+++ Given records +++
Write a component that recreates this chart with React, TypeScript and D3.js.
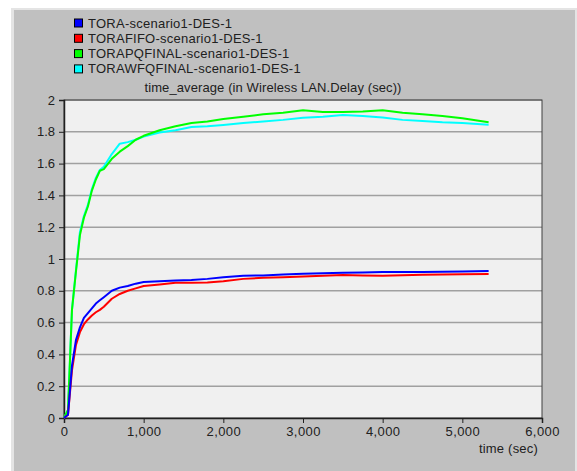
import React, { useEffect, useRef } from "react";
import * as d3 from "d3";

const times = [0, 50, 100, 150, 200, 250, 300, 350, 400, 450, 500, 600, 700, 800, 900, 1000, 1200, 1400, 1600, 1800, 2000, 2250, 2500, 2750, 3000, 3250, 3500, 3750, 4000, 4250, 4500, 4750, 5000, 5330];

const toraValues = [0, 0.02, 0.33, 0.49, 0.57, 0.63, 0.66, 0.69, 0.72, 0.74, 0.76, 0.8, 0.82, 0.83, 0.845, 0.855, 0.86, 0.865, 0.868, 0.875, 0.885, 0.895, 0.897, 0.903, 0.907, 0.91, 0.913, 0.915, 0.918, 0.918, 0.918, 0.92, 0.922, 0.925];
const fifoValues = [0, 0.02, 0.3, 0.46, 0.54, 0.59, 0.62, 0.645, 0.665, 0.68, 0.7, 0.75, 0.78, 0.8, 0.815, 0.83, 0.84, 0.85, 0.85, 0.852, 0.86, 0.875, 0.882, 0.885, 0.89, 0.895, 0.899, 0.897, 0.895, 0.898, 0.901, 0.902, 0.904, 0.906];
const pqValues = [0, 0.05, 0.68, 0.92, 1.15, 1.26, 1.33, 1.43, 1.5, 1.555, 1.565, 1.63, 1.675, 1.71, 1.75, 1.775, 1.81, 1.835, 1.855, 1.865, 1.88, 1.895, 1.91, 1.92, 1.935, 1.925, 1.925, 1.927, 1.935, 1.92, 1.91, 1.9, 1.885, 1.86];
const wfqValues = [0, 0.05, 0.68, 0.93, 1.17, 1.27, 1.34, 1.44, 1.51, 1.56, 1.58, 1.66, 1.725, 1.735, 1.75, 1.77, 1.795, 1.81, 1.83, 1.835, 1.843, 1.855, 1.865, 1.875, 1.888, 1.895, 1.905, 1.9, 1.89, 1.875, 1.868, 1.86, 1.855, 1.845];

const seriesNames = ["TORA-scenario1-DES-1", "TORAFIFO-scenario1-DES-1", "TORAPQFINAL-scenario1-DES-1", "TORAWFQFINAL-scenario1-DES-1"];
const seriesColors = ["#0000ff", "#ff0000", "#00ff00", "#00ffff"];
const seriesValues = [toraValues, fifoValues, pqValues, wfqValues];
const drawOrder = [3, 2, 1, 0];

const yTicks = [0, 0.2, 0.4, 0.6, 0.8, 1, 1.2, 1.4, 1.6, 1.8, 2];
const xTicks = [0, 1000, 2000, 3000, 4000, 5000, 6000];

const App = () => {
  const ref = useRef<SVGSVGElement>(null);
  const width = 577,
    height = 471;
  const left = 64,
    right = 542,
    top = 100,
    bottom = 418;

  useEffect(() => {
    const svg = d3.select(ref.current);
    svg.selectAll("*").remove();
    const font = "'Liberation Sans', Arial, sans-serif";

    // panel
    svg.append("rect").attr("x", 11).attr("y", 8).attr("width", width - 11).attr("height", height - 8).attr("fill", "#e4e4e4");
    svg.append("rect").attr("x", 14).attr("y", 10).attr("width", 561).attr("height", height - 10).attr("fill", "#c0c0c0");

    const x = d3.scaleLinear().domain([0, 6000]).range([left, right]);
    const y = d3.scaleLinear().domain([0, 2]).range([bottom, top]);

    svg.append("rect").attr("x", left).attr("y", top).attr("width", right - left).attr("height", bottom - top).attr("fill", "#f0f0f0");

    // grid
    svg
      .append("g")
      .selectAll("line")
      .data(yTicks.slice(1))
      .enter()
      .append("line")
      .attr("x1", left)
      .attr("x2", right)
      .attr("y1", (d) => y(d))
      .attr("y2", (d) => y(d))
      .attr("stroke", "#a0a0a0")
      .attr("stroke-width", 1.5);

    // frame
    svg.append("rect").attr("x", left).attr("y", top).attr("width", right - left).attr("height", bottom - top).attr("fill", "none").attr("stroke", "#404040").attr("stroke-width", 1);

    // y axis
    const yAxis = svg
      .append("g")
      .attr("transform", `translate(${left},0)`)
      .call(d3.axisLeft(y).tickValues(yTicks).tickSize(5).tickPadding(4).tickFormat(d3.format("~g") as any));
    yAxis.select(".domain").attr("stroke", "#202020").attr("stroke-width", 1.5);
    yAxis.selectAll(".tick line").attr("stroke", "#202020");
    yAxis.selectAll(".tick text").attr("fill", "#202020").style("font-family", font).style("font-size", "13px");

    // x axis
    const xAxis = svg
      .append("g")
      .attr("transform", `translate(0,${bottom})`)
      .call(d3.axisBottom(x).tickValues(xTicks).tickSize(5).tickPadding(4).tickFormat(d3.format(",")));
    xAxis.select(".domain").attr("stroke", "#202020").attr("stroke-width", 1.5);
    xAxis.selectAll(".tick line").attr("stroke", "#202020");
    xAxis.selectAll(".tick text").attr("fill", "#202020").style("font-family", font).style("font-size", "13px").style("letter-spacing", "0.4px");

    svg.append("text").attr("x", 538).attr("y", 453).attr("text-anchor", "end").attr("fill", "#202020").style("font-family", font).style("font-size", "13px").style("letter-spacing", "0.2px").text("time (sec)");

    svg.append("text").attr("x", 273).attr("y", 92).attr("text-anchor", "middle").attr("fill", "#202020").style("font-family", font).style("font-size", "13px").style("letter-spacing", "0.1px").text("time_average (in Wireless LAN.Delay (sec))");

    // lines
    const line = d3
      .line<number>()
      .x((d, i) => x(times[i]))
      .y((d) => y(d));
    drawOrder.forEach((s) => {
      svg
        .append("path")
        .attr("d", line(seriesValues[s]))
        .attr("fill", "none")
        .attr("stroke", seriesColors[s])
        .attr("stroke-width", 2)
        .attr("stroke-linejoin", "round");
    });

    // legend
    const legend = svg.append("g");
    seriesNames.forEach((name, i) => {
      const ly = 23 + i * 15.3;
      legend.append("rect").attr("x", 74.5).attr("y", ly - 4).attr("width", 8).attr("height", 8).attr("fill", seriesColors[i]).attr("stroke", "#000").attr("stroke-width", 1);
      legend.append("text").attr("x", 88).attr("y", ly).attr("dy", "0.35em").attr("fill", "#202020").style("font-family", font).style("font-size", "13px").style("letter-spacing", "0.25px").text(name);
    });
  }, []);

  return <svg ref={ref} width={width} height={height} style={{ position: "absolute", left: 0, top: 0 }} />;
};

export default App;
+++
+++ Given records +++
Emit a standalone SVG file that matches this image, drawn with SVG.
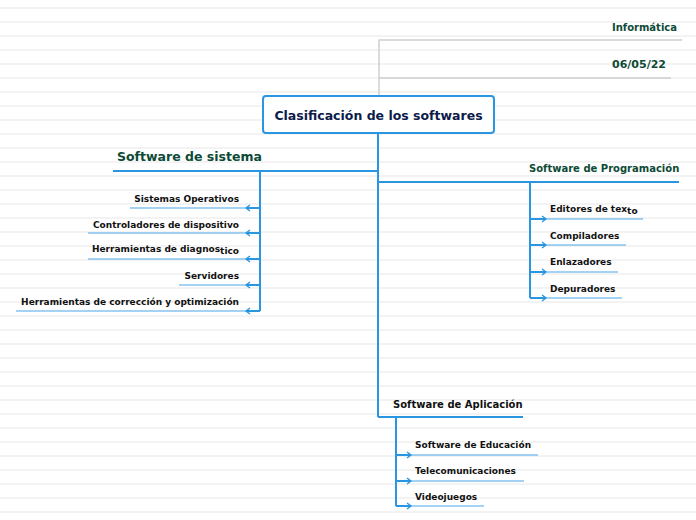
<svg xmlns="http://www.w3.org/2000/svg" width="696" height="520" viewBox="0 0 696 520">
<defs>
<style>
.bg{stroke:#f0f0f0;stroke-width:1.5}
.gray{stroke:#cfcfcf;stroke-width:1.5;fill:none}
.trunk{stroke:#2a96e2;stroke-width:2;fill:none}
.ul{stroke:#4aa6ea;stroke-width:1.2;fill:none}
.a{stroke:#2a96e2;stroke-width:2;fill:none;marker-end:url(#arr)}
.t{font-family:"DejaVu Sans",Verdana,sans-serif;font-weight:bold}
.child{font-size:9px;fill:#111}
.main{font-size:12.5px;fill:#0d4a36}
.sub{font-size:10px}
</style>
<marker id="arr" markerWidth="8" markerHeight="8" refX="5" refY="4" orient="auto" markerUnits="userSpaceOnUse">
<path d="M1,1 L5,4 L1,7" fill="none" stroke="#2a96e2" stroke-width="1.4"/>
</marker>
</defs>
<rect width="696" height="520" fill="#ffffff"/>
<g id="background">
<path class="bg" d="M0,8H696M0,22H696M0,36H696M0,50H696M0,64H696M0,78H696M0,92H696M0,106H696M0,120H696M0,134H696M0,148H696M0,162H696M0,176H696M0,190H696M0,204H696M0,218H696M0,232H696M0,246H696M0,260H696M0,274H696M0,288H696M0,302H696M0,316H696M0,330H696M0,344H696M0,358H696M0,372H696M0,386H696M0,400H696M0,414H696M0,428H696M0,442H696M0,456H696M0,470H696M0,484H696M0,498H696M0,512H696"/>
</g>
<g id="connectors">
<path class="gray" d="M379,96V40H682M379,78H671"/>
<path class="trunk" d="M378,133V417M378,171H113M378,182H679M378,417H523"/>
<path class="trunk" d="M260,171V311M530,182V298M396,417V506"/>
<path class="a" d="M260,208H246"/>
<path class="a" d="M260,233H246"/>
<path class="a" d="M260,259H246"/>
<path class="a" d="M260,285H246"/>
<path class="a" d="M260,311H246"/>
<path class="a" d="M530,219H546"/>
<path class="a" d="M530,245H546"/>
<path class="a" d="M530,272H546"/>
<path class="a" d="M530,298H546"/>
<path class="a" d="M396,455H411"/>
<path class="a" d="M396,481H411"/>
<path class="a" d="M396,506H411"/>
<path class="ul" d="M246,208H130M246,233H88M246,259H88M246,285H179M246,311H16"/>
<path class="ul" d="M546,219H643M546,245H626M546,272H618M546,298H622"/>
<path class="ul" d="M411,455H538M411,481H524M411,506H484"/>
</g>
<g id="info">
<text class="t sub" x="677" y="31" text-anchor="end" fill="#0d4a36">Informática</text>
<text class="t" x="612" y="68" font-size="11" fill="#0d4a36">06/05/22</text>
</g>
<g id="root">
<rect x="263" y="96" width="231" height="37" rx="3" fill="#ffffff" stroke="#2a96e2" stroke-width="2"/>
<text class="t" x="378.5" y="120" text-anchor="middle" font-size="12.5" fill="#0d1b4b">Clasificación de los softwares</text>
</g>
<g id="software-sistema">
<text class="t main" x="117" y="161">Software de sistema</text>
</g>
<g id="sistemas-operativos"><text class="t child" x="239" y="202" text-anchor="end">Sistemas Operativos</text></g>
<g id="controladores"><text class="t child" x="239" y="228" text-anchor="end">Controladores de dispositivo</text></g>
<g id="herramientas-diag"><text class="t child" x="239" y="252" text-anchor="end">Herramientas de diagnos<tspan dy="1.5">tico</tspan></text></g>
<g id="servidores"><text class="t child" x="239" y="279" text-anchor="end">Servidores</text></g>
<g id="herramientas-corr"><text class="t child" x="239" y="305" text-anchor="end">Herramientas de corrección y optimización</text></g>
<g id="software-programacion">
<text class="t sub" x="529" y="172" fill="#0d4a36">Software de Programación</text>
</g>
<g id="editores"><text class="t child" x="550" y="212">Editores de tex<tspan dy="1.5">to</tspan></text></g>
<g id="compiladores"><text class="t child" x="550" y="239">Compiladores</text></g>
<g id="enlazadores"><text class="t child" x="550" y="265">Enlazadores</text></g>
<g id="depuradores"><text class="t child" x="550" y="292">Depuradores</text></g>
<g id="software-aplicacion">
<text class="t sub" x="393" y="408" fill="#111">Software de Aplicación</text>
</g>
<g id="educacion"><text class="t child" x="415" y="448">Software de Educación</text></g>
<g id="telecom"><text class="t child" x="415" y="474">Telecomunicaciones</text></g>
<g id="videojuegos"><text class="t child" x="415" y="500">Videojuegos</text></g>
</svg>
+++
+++ Given records +++
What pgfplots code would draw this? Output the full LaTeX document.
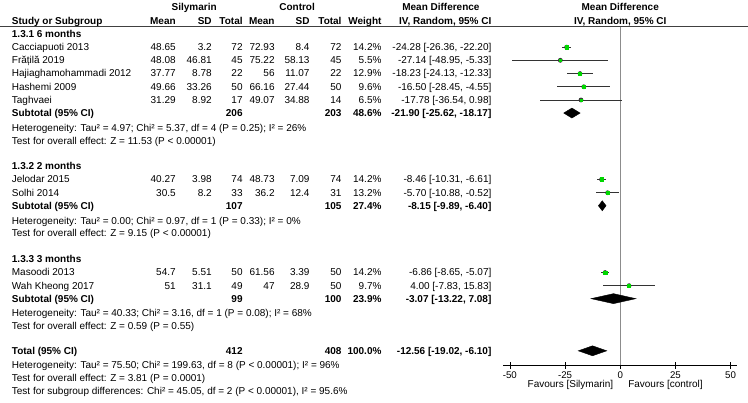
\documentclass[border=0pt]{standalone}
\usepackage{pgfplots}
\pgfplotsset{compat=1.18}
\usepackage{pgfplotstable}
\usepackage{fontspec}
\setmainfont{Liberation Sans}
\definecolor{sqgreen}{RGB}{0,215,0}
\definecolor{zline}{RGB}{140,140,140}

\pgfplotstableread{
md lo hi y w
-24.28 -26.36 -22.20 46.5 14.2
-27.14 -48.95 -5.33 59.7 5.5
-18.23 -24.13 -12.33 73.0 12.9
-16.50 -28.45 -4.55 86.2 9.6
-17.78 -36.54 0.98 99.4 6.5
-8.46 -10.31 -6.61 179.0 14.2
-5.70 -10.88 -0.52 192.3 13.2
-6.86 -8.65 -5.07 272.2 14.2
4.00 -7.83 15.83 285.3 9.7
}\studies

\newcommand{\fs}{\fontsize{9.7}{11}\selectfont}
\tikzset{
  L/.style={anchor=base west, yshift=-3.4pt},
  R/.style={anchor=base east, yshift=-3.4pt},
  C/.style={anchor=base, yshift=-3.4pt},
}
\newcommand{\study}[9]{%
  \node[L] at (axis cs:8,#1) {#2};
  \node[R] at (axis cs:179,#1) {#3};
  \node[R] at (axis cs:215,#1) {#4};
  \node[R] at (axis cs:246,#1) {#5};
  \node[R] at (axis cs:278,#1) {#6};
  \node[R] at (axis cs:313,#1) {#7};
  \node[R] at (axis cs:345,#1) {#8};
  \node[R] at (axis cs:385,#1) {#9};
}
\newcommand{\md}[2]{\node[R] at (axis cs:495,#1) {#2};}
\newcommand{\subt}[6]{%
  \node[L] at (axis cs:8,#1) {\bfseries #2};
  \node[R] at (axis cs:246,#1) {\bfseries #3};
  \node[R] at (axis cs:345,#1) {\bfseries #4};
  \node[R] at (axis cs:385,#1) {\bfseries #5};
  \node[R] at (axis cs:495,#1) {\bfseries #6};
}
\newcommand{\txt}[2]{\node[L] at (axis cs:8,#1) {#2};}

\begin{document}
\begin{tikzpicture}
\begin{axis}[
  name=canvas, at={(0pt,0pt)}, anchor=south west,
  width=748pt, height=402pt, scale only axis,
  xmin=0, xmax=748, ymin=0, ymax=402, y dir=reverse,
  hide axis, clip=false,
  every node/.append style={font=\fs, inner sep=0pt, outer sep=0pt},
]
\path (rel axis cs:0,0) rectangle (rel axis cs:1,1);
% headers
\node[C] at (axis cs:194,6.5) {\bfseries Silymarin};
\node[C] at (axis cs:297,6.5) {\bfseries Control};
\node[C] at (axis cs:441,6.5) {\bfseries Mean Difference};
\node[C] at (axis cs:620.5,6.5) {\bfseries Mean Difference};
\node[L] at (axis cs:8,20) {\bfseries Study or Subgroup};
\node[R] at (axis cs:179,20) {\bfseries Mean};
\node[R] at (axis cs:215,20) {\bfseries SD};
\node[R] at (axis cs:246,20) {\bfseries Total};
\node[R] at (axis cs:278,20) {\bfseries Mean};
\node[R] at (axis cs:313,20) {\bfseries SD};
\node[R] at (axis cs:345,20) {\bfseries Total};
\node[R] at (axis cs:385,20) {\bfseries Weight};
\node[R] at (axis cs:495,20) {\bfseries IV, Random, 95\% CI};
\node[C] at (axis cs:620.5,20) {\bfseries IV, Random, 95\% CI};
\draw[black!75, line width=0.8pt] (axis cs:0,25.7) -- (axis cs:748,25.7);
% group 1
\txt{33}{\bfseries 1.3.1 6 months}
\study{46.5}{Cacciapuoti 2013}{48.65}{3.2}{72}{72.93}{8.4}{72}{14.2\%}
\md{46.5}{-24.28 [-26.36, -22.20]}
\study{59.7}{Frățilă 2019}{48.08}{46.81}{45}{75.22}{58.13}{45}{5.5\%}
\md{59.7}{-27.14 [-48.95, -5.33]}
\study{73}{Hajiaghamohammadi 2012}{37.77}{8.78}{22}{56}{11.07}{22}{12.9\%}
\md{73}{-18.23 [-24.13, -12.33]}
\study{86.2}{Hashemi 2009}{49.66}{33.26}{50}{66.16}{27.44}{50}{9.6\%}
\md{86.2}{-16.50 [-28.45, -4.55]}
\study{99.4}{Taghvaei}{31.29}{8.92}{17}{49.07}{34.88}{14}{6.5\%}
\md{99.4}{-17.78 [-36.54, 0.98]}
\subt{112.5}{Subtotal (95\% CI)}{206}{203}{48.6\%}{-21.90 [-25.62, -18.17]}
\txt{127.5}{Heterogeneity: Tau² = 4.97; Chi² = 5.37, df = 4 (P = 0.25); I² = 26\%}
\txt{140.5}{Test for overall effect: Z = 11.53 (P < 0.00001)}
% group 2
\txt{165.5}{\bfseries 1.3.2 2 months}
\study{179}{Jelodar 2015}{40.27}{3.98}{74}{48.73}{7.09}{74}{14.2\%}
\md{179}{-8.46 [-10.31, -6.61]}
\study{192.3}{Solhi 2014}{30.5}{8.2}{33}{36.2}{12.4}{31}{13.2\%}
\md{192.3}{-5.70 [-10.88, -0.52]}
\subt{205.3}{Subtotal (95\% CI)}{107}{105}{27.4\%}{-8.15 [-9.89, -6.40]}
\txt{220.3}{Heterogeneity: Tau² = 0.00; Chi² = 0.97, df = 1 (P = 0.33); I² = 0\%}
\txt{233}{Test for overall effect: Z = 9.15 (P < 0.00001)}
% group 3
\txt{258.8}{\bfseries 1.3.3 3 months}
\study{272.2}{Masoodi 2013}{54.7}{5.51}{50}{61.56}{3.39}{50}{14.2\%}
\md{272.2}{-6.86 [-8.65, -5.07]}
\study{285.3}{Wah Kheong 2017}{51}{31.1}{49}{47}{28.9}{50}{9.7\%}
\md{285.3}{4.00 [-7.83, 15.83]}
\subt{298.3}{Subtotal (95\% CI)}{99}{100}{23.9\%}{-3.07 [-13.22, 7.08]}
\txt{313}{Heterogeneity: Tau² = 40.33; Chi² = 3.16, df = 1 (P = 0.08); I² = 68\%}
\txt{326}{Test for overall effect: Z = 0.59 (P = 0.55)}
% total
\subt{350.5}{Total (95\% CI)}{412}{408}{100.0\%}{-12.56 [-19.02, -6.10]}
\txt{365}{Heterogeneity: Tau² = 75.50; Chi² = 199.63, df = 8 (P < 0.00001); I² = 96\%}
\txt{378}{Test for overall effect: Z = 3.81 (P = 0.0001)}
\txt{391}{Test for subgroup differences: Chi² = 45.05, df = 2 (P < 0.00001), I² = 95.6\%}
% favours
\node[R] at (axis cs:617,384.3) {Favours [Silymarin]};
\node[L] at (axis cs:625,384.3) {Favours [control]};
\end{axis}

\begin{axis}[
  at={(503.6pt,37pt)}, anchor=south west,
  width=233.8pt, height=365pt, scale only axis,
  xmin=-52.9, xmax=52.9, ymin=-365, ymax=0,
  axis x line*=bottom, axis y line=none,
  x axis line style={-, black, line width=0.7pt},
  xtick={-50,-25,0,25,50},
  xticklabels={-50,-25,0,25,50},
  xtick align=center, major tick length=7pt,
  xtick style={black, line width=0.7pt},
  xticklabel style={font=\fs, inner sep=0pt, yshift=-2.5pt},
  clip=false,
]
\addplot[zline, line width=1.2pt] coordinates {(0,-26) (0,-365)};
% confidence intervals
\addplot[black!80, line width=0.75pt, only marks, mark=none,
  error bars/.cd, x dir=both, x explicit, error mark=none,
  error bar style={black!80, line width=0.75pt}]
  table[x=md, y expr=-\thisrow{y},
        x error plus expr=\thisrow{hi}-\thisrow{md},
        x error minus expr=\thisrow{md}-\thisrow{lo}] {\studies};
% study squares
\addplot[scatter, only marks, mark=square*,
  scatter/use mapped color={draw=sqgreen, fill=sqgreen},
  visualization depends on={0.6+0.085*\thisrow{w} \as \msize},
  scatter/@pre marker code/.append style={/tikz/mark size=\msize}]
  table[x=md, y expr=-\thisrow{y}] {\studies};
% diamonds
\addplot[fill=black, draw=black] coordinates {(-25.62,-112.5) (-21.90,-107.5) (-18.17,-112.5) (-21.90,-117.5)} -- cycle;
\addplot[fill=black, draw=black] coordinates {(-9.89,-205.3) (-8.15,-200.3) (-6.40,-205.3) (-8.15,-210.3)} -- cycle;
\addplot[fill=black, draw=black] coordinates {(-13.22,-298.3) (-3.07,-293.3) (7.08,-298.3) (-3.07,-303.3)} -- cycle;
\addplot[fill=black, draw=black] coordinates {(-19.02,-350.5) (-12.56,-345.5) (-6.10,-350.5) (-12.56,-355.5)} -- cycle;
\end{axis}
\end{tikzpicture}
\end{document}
+++
Look through the entries and return every line where "code" appears.

→ **In response**:
What pgfplots code would draw this? Output the full LaTeX document.
  scatter/@pre marker code/.append style={/tikz/mark size=\msize}]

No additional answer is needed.